# Ideas for a good furry game



## VGmaster9 (Nov 19, 2011)

Do you have any ideas that would make a nice and interesting game with furry characters? I know we have franchises like Sonic and Starfox, but those are the only well known ones around and they've been around since the early 90s. Here are some that would be cool

- 2d fighting game like Guilty Gear and Blazeblue, with the return of Foxy Roxy from Burtal: Paws of Fury.

- Sports game that's not centered around Football, Basketball, or Soccer, but a truly innovative and exciting sport made for the game.

- Saints Row style sandbox game taking place in a massive world much bigger than Just Cause 2.

- City simulation game that combines the deep gameplay of SimCity 4 with the beauty visuals of Cities XL 2012.


----------



## Aidy (Nov 19, 2011)

I think Sonic and Starfox are well known because they're good games. You can be a furry in Saints Row 3 anyway, I don't know how a city builder game would work with furries. Games like CXL and SimCity don't concentrate on the little people walking around but on building and managing your city. I can't think of any ideas really, especially not for your beat 'em up stuff, I don't like those kinds of games. Too boring imo.


----------



## BRN (Nov 19, 2011)

VGmaster9 said:


> - 2d fighting game like Guilty Gear and Blazeblue, with the return of Foxy Roxy from Burtal: Paws of Fury.


You could have a look at 'Fighting is Magic'.


> - Sports game that's not centered around Football, Basketball, or Soccer, but a truly innovative and exciting sport made for the game.

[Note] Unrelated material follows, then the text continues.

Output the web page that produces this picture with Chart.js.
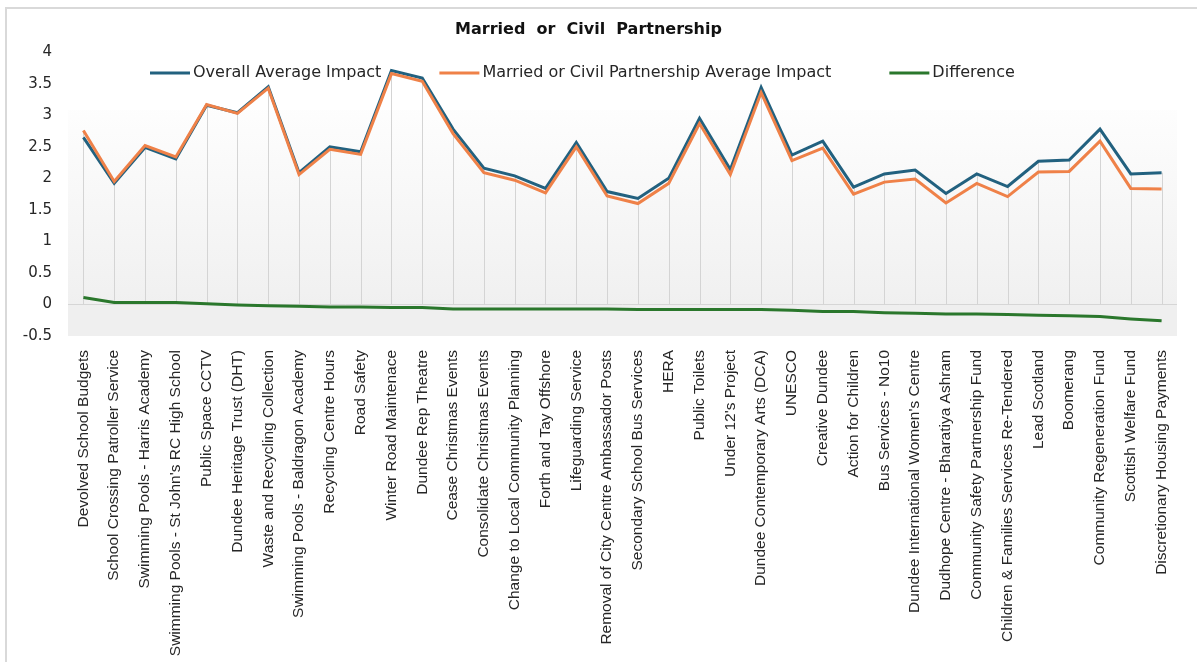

This sounds like it's more about the sport than furry characters - but I don't think I know of anything like this.





> - Saints Row style sandbox game taking place in a massive world much bigger than Just Cause 2.


Second Life is intensive on hardware, but is worth a look.





> - City simulation game that combines the deep gameplay of SimCity 4 with the beauty visuals of Cities XL 2012.


Again, sounds more like it's about the gameplay than furries.


----------



## Schwimmwagen (Nov 19, 2011)

Someone came in here with an idea for a multiplayer team-based action game targeted at children. I'd say that was the only idea that made the inclusion of "furry" characters ideal, and it was a good one. Otherwise, you'd get a clone of a game that already exists made only for adding furries, or a game that is indeed innovative, but need not have furry shit in it.


----------



## Unsilenced (Nov 19, 2011)

Unless you're making a game where the characters being furry adds something to the plot or setting, there's not much point. 

What you could do though is make a furry mod for an existing game. Then you can run around being all yifftastic and shit and actually still be playing a good game.


----------



## Mentova (Nov 20, 2011)

Go play skyrim. You can be a cat man or a lizard man.

Or Saints row 3 because it has fursuits and you can beat up random pedestrians who are wearing fursuits.

Also, there will never be a mature game that features all furries because it wouldn't appeal to anyone but furries. Not everyone wants to go parading around in murrville as a fox man with other animal people. The closest you're gunna get are games with multiple races like skyrim, or kid/age neutral games.


----------



## shteev (Nov 20, 2011)

Skyrim.
Do it.


----------



## Schwimmwagen (Nov 20, 2011)

Mentova said:


> Or Saints row 3 because it has fursuits and you can beat up random pedestrians who are wearing fursuits.



Taken from my screenies:


----------



## Mentova (Nov 20, 2011)

I made that same fursuit for dicking around. :V

I usually wear a bomber jacket or decker outfit though.


----------



## Maisuki (Nov 20, 2011)

Two warring races: humans and darklespogs
Objective: play as a human and kill all darklespogs you come across with any weapon you want.
Other: good physics engine, you can only play human and friendly fire will be met with retaliation.

Someone make this happen.


----------



## Rocket343 (Nov 20, 2011)

Starfox and Sly Cooper?

Herp derp. I don't know man. I just play them. I don't remember half the names.

For all you know, Mario is the guy with a red hat.


----------



## Alastair Snowpaw (Nov 20, 2011)

RPGs tend to be very character/story heavy so that would be a good place to have a mainly furry centered world.


----------